As the distributed system executes inside the hypervisor, an external coordination engine monitors variables like code coverage, system logs, and data invariants. When the system enters a complex state, such as right before a database consensus vote, the hypervisor takes an in-memory snapshot of the entire virtual machine's RAM and disk state.
From that exact microsecond, the orchestration engine can branch execution into multiple test paths:
[ Snapshot at State A ]
/ \
/ \
[ Test Path Alpha ] [ Test Path Beta ]
Injected Network Partition Normal Network Path
│ │
▼ ▼
(Bug Discovered!) (System Healthy)
In Test Path Alpha, the hypervisor rolls back to the snapshot and simulates a sudden network drop between nodes. In Test Path Beta, it allows the packets to flow normally. Because the underlying state transition is deterministic, if a consistency bug is discovered in Path Alpha, that exact failure sequence can be reproduced identically on every subsequent execution by reusing the same seed and snapshot.
Practical Application: Time-Travel Debugging
The primary practical benefit of a deterministic hypervisor is the shift in how distributed systems are debugged.

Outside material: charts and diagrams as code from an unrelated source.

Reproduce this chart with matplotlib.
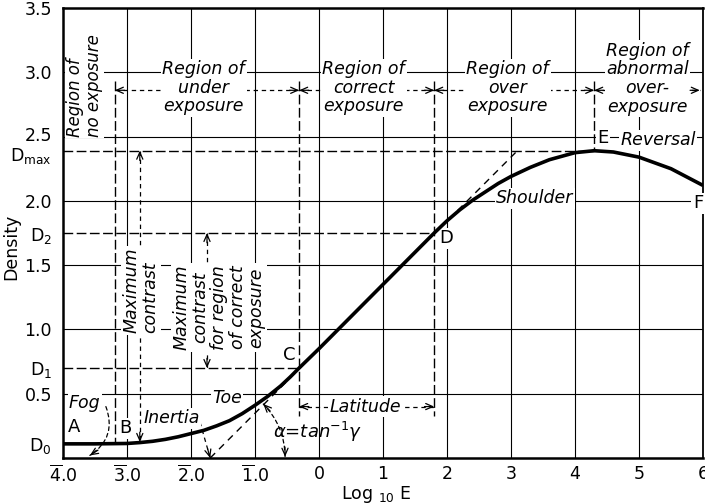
import numpy as np
import matplotlib.pyplot as plt
from matplotlib.transforms import ScaledTranslation

# karakteristik egri
log_e = [-4.0, -3.5, -3.0, -2.8, -2.6, -2.4, -2.2, -2.0, -1.8, -1.6, -1.4, -1.2,
         -1.0, -0.8, -0.6, -0.45, -0.31, 0.0, 0.5, 1.0, 1.5, 1.8, 2.0, 2.2, 2.4,
         2.6, 2.8, 3.0, 3.3, 3.6, 4.0, 4.3, 4.6, 5.0, 5.5, 6.0]
density = [0.11, 0.11, 0.113, 0.12, 0.13, 0.145, 0.165, 0.19, 0.215, 0.25, 0.29, 0.345,
           0.41, 0.48, 0.56, 0.63, 0.70, 0.85, 1.10, 1.35, 1.60, 1.75, 1.845, 1.93, 2.005,
           2.07, 2.135, 2.19, 2.26, 2.32, 2.375, 2.39, 2.38, 2.34, 2.25, 2.12]

# tegetin uzantisi (inertia -> Dmax)
tangent_x = [-1.7, 3.1]
tangent_y = [0.0, 2.39]

# ozel yogunluk ve pozlama degerleri
d0, d1, d2, dmax = 0.11, 0.70, 1.75, 2.39
x_b, x_c, x_d, x_e = -3.19, -0.31, 1.8, 4.3

ytick_vals = [d0, 0.5, d1, 1.0, 1.5, d2, 2.0, dmax, 2.5, 3.0, 3.5]
ytick_labels = [r"D$_0$", "0.5", r"D$_1$", "1.0", "1.5", r"D$_2$", "2.0",
                r"D$_\mathrm{max}$", "2.5", "3.0", "3.5"]
xtick_vals = [-4, -3, -2, -1, 0, 1, 2, 3, 4, 5, 6]
xtick_labels = [r"$\overline{4}$.0", r"$\overline{3}$.0", r"$\overline{2}$.0",
                r"$\overline{1}$.0", "0", "1", "2", "3", "4", "5", "6"]

FS = 12.5
BOX = dict(facecolor='white', edgecolor='none', pad=1.0)

fig = plt.figure(figsize=(7.05, 5.04), dpi=100)
ax = fig.add_axes([63 / 705, 46 / 504, 640 / 705, 450 / 504])
ax.set_xlim(-4, 6)
ax.set_ylim(0, 3.5)

ax.set_xticks(xtick_vals)
ax.set_xticklabels(xtick_labels)
ax.set_yticks(ytick_vals)
ax.set_yticklabels(ytick_labels)
ax.tick_params(length=0, labelsize=FS)
ax.tick_params(axis='y', pad=8)
ax.tick_params(axis='x', pad=5)
for s in ax.spines.values():
    s.set_linewidth(1.8)
ax.spines['right'].set_linewidth(1.3)

# 2.5 ve Dmax etiketlerini biraz ayir
for lab in ax.get_yticklabels():
    if lab.get_text() == "2.5":
        lab.set_transform(lab.get_transform() + ScaledTranslation(0, 2 / 72, fig.dpi_scale_trans))
    elif "max" in lab.get_text():
        lab.set_transform(lab.get_transform() + ScaledTranslation(0, -2 / 72, fig.dpi_scale_trans))

# izgara (sadece tam sayi / 0.5 cizgileri)
for gx in range(-3, 6):
    ax.axvline(gx, color='k', lw=0.8, zorder=0.5)
for gy in [0.5, 1.0, 1.5, 2.0, 2.5, 3.0]:
    ax.axhline(gy, color='k', lw=0.8, zorder=0.5)

ax.set_xlabel(r"Log $_{10}$ E", fontsize=FS)
ax.xaxis.set_label_coords(0.49, -0.058)
ax.set_ylabel("Density", fontsize=FS)
ax.yaxis.set_label_coords(-0.067, 0.47)

long_dash = (0, (7, 2.5))

# yatay kesikli cizgiler
ax.plot([-4, x_e], [dmax, dmax], color='k', lw=1, ls=long_dash, zorder=2)
ax.plot([-4, x_d], [d2, d2], color='k', lw=1, ls=long_dash, zorder=2)
ax.plot([-4, x_c], [d1, d1], color='k', lw=1, ls=long_dash, zorder=2)
# dikey sinir cizgileri
ax.plot([x_b, x_b], [2.93, d0], color='k', lw=1, ls=long_dash, zorder=2)
ax.plot([x_c, x_c], [2.93, 0.33], color='k', lw=1, ls=long_dash, zorder=2)
ax.plot([x_d, x_d], [2.93, 0.33], color='k', lw=1, ls=long_dash, zorder=2)
ax.plot([x_e, x_e], [2.93, dmax], color='k', lw=1, ls=long_dash, zorder=2)

# teget
ax.plot(tangent_x, tangent_y, color='k', lw=1, ls=(0, (5, 4)), zorder=2)

# egri
ax.plot(log_e, density, color='k', lw=2.6, solid_capstyle='butt', zorder=6)


def head(x, y, ux, uy):
    # (ux, uy): ekran koordinatinda ok yonu (birim)
    ax.annotate('', xy=(x, y), xytext=(-ux * 7, -uy * 7), textcoords='offset points',
                arrowprops=dict(arrowstyle='->,head_length=0.5,head_width=0.22',
                                lw=0.9, color='k', shrinkA=0, shrinkB=0), zorder=4)


def arrow(x0, y0, x1, y1, both=True, ls=(0, (3.5, 3))):
    ax.plot([x0, x1], [y0, y1], color='k', lw=0.9, ls=ls, zorder=2)
    p0 = ax.transData.transform((x0, y0))
    p1 = ax.transData.transform((x1, y1))
    u = (p1 - p0) / np.hypot(*(p1 - p0))
    head(x1, y1, u[0], u[1])
    if both:
        head(x0, y0, -u[0], -u[1])


def arc_arrow(x0, y0, x1, y1, rad, both=False):
    ax.annotate('', xy=(x1, y1), xytext=(x0, y0),
                arrowprops=dict(arrowstyle='-', lw=0.9, ls=(0, (3, 2.5)), color='k',
                                connectionstyle=f'arc3,rad={rad}', shrinkA=0, shrinkB=0),
                zorder=4)
    p0 = ax.transData.transform((x0, y0))
    p1 = ax.transData.transform((x1, y1))
    d = p1 - p0
    c = (p0 + p1) / 2 + rad * np.array([d[1], -d[0]])
    u1 = (p1 - c) / np.hypot(*(p1 - c))
    head(x1, y1, u1[0], u1[1])
    if both:
        u0 = (p0 - c) / np.hypot(*(p0 - c))
        head(x0, y0, u0[0], u0[1])


# bolge oklari
y_reg = 2.86
arrow(x_b, y_reg, x_c, y_reg)
arrow(x_c, y_reg, x_d, y_reg)
arrow(x_d, y_reg, x_e, y_reg)
arrow(x_e, y_reg, 5.95, y_reg)

# kontrast oklari
arrow(-2.8, dmax, -2.8, 0.125)
arrow(-1.75, d2, -1.75, d1)
# latitude
arrow(x_c, 0.40, x_d, 0.40)
# inertia
arrow(-1.86, 0.28, -1.70, 0.0, both=False)
# fog ve alfa
arc_arrow(-3.33, 0.40, -3.58, 0.02, rad=-0.4)
arc_arrow(-0.53, 0.01, -0.87, 0.42, rad=0.2, both=True)

txt = dict(fontsize=FS, style='italic', ha='center', va='center', bbox=BOX,
           zorder=3, linespacing=1.05)

ax.text(-3.66, 2.50, "Region of\nno exposure", rotation=90, ha='center', va='bottom',
        multialignment='left', fontsize=12, style='italic', bbox=BOX, zorder=3,
        linespacing=1.05)
ax.text(-1.8, 2.88, "Region of\nunder\nexposure", **txt)
ax.text(0.70, 2.88, "Region of\ncorrect\nexposure", **txt)
ax.text(2.95, 2.88, "Region of\nover\nexposure", **txt)
ax.text(5.13, 2.95, "Region of\nabnormal\nover-\nexposure", **txt)

ax.text(-2.78, 0.97, "Maximum\ncontrast", rotation=90, ha='center', va='bottom',
        multialignment='left', fontsize=FS, style='italic', bbox=BOX, zorder=3,
        linespacing=1.05)
ax.text(-1.56, 1.17, "Maximum\ncontrast\nfor region\nof correct\nexposure",
        rotation=90, **txt)

ax.text(-3.66, 0.43, "Fog", **txt)
ax.text(-1.44, 0.47, "Toe", **txt)
ax.text(-2.30, 0.31, "Inertia", **txt)
ax.text(0.72, 0.40, "Latitude", **txt)
ax.text(3.37, 2.02, "Shoulder", **txt)
ax.text(5.30, 2.47, "Reversal", **txt)
ax.text(-0.03, 0.20, r"$\alpha$=tan$^{-1}\gamma$", fontsize=FS + 0.5, style='italic',
        ha='center', va='center', zorder=3)

pts = dict(fontsize=FS + 0.5, ha='center', va='center', bbox=BOX, zorder=3)
ax.text(-3.83, 0.24, "A", **pts)
ax.text(-3.03, 0.23, "B", **pts)
ax.text(-0.47, 0.80, "C", **pts)
ax.text(1.99, 1.71, "D", **pts)
ax.text(4.44, 2.49, "E", **pts)
ax.text(5.92, 1.98, "F", **pts)

fig.savefig("out.png", dpi=100)
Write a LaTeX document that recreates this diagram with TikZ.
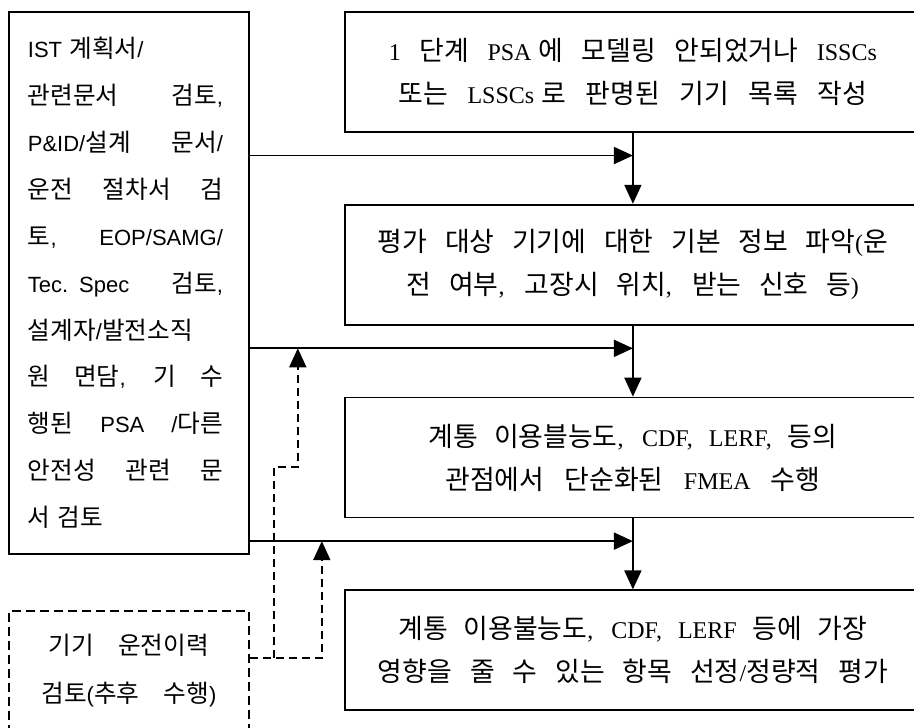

In a traditional multi-node staging environment, finding a race condition requires adding verbose logging, running a stress test, and parsing the resulting traces after the failure occurs.
In a deterministic hypervisor loop, when a system invariant breaks (for instance, a distributed key-value store encounters a split-brain state), the testing platform isolates the exact seed that caused the failure. Because the entire execution path is bounded by that seed, engineers can load it into a time-travel debugger. This allows them to step both forward and backward through the entire operating system's memory space instruction-by-instruction, across multiple isolated containers, tracing pointer or memory corruptions directly back to the exact CPU cycle where the fault occurred.
Conclusion
Building a deterministic hypervisor requires bypassing many of the parallel execution optimizations built into modern out-of-order CPUs and modifying core scheduling primitives within operating system kernels.
While the upfront engineering complexity of this approach is high, it provides a language-agnostic mechanism to test distributed infrastructure. By moving the identification of distributed edge cases into an automated, single-threaded simulation loop, infrastructure teams can transform unpredictable distributed bugs into predictable, reproducible software defects.